Blackjack odds change with the number of cards played depending on the exact cards played. The math of runs is interesting and everything, but each hand depends on the cards previously played, not if the dealer or the players won.

I think the same applies to investing. The stats look nice, but each coin flip is still 50/50. Even if the last 500 have been heads, it is still 50/50 that the next coin flip will be heads. Now the odds of having a run of 501 in a row are really, really small, but it doesn't matter.

I think that psychology has more bearing on short-term stock movements than statistics.

Michael



To: Greg S. who wrote (850)1/27/2000 1:39:00 AM
From: Sun Tzu  Respond to of 10713
 
As you pointed out, the interdependencies of the win or loss are hard to calculate. So let's focus just on card distribution. Assuming a random distribution of cards, you would expect that in a large enough sample, one third of the cards are high and another third are low cards (and a third in between), as evidenced by playing the whole set. On the other hand, as the subset shrinks, predicting the percentage of the cards that will be in each group becomes impossible (how can I know what the next card will be right off the bat?) [Random Walkers pay attention]. BUT as high cards pile up, the sample size increases. Which in turn increases the odds that the next card will not be a high card.

This is another way of saying that card counting works. If I know all the aces are gone, I don't have to worry about a dealer's blackjack. In my case, rather than aiming for the old fashioned count every card and calculate the odds for the whole deck (which does not work in modern games), I aim to see the odds that say 15% of the deck is extremely out of balance.

Let's see how this applies to investing. While it is very hard to predict the day to day movement of a stock.
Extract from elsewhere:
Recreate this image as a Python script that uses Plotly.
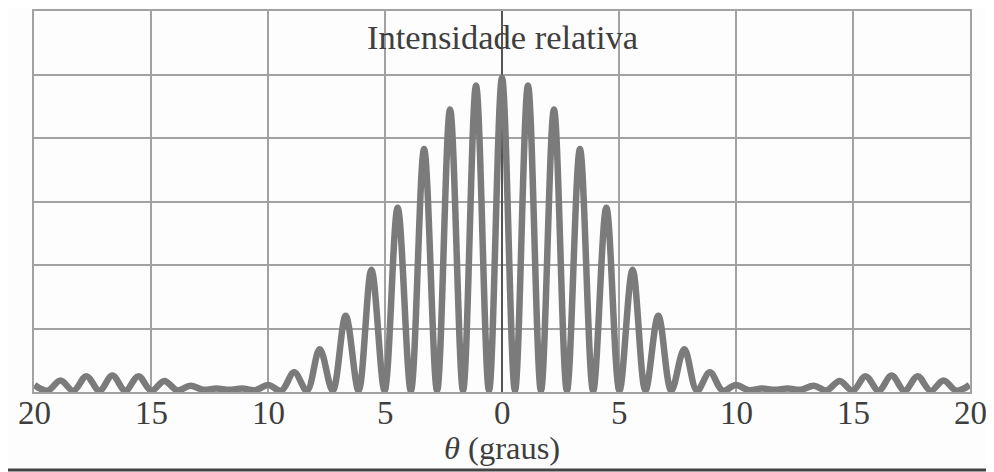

Every so often it becomes easy to predict the movement of the market as a whole, and in turn the stock in question. Here is a piece from the starting article of this thread which talked about why the market went through a sever correction.

The percentage of stocks that are 2 standard deviations above their 200 day moving average should be ~4% (almost by definition). The market can withstand the overbought situation until this number reaches ~18%. Prior to October '87 this number was ~27%, in the mini-crash of '90 it was ~22% and in the April of '98 it hit the all time high of 35%. Read your stat books and try to calculate how unlikely it is for 35% of your samples to be 2 standard deviations apart from the mean.

In other words I was arguing that reversion to the mean was forcing the market to drop fast and hard (or otherwise thread water for a long long time), to please the gods of probability. The economic issues of the time were just an excuse for this process to happen.

So you see playing blackjack and the market have much in common.